Please copy the lines below exactly, from the first one through the line showing "from matplotlib.ticker import MultipleLocator".
────
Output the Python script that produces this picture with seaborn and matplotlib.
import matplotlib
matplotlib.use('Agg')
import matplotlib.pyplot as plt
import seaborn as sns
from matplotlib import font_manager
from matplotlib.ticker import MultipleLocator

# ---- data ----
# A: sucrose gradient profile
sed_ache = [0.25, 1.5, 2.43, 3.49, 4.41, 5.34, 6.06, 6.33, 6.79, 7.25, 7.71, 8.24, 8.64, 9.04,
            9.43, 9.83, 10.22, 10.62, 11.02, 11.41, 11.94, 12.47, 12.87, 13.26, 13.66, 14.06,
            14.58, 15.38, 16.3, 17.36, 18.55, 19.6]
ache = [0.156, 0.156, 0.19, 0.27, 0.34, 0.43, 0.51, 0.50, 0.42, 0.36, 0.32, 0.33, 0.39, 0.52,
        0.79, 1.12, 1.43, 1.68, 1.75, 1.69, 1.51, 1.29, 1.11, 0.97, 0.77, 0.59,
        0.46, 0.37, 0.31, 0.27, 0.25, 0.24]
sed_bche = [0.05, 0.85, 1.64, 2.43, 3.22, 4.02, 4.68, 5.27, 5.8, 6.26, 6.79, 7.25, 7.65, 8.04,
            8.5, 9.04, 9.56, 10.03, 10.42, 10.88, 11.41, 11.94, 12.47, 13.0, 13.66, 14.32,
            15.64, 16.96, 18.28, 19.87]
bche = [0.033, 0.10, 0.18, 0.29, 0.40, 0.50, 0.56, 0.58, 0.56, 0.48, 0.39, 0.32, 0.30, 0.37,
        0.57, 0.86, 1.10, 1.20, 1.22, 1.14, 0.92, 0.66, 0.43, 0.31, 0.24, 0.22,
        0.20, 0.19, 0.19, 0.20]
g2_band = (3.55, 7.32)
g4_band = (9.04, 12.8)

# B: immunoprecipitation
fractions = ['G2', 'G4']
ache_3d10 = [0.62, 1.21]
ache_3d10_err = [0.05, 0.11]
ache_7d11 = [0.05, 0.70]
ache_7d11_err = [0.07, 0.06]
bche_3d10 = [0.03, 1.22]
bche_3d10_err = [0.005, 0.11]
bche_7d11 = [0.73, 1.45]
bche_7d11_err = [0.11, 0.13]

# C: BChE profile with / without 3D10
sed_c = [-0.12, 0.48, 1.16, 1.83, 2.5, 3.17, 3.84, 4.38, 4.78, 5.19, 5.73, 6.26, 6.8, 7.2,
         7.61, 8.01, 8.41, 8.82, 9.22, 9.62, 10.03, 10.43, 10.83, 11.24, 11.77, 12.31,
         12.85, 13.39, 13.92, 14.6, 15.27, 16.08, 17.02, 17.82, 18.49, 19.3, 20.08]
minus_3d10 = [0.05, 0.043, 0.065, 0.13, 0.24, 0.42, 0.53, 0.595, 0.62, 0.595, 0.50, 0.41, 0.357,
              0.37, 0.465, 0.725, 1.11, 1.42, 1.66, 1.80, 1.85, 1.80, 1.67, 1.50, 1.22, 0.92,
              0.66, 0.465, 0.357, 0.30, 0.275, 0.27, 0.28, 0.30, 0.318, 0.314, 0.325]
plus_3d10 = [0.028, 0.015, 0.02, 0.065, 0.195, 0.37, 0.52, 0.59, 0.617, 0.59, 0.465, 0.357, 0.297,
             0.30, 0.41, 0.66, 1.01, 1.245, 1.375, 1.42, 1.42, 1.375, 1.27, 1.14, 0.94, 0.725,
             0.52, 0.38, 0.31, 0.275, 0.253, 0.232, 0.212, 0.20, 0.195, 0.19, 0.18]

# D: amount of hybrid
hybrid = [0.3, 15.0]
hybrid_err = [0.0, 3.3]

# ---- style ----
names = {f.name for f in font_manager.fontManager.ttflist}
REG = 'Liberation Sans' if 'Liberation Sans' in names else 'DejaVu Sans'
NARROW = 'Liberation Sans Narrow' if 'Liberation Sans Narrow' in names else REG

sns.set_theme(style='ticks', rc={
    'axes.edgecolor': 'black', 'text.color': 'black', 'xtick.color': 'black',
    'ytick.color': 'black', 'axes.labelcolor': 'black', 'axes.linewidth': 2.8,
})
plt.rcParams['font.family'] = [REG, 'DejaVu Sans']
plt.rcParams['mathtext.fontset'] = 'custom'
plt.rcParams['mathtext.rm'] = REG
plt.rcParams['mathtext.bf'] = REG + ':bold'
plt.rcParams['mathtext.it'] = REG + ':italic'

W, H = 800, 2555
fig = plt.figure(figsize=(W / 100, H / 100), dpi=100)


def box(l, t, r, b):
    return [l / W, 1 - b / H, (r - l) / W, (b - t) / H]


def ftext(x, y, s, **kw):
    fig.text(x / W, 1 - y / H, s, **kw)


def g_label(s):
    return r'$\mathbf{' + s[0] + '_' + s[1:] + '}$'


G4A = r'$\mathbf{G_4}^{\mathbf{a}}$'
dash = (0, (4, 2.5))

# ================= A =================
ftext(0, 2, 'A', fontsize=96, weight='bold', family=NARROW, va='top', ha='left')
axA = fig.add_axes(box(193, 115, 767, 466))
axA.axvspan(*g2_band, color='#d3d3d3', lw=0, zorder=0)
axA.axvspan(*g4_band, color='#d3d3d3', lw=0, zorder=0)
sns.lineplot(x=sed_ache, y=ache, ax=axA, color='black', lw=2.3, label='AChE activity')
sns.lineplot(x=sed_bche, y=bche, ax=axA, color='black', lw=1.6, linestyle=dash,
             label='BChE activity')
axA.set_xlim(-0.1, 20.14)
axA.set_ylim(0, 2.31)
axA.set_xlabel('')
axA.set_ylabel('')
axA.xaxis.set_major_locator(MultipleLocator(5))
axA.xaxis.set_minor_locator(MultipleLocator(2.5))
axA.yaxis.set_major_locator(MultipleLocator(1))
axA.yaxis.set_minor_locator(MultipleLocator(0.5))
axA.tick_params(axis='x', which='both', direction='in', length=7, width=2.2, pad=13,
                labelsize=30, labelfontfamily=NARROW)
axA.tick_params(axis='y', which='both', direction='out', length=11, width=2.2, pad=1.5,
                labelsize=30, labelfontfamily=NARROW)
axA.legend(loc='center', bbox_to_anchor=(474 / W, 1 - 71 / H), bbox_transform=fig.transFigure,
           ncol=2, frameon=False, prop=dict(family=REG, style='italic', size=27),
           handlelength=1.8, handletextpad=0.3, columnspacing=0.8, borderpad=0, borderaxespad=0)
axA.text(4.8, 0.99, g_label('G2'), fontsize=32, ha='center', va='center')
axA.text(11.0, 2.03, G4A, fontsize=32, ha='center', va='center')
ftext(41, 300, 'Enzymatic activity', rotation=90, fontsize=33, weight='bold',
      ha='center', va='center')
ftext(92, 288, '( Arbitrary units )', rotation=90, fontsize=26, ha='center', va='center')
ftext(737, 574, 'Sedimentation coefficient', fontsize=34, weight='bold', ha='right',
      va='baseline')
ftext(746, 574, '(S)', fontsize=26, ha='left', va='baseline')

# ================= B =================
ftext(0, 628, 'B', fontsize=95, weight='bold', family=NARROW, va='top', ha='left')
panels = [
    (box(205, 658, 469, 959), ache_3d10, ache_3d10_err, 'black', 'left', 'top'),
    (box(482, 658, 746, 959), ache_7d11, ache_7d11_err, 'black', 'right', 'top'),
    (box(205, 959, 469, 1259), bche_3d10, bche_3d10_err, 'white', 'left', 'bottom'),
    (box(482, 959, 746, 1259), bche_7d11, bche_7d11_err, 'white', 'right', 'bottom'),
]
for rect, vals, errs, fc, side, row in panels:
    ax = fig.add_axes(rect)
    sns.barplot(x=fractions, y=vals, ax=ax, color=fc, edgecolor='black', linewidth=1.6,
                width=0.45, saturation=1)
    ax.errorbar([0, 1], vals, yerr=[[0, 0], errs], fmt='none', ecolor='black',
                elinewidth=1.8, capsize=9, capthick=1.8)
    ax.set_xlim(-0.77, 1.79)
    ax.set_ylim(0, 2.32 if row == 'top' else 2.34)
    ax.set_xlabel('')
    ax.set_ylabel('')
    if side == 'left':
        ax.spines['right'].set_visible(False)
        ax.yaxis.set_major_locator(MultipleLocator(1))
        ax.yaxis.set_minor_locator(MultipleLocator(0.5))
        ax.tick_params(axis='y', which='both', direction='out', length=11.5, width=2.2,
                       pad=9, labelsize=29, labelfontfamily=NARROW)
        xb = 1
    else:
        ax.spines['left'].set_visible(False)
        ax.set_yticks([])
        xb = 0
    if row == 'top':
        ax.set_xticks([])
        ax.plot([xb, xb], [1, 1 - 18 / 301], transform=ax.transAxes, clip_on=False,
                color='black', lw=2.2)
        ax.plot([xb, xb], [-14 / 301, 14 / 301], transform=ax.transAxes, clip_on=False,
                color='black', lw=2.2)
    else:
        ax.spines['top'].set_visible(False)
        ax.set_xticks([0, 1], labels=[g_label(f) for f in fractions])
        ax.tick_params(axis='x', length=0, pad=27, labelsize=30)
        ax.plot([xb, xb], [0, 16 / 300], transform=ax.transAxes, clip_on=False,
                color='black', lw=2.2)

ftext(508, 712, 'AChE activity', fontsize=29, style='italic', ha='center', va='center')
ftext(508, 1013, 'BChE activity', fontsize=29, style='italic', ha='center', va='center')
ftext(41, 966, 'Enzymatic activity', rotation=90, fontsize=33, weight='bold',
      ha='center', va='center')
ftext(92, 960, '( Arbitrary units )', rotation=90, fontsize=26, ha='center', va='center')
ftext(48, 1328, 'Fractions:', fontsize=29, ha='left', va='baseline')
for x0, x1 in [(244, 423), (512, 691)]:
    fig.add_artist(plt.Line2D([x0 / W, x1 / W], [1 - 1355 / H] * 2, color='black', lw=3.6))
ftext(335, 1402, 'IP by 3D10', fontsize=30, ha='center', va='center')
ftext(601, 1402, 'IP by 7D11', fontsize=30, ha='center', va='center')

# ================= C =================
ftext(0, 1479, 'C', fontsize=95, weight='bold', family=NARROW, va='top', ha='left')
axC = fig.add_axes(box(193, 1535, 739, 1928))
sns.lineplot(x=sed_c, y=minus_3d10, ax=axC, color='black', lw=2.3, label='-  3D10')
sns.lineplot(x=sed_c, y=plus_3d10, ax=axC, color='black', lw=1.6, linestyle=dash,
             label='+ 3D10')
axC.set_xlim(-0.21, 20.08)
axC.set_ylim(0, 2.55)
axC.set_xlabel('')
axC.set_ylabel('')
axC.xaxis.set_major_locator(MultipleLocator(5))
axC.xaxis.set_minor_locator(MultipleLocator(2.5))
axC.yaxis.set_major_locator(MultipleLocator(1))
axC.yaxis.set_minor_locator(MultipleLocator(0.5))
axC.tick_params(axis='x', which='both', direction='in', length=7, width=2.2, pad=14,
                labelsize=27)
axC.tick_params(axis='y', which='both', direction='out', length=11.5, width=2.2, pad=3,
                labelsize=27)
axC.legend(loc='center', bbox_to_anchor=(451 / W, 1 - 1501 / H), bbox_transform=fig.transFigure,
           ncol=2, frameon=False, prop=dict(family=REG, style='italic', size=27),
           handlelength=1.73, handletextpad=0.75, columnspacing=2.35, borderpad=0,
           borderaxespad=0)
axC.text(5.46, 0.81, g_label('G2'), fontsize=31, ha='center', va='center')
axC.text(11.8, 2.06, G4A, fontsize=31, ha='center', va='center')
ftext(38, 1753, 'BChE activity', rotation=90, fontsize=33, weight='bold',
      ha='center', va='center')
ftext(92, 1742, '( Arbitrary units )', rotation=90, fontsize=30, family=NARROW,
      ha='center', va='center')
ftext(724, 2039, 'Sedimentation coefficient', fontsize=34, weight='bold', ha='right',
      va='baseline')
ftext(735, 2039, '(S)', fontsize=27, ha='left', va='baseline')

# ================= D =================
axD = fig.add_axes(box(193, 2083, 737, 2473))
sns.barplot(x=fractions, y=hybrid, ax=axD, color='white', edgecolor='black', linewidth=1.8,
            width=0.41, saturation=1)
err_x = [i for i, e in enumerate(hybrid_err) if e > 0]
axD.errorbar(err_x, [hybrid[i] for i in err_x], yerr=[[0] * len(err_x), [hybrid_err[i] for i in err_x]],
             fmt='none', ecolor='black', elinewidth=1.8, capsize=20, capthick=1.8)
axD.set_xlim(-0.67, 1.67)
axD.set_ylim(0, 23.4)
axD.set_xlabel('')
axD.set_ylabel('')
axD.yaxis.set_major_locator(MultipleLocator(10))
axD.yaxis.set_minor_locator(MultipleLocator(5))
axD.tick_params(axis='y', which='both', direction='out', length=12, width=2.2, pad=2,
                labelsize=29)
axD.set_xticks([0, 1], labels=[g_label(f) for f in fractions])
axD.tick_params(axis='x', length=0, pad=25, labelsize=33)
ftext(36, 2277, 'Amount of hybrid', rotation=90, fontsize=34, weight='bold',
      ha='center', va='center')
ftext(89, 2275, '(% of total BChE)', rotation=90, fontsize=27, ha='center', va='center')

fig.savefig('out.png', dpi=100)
────
Reply to the exercise |
Output the Python script that produces this picture with seaborn and matplotlib.
import matplotlib
matplotlib.use('Agg')
import matplotlib.pyplot as plt
import seaborn as sns
from matplotlib import font_manager
from matplotlib.ticker import MultipleLocator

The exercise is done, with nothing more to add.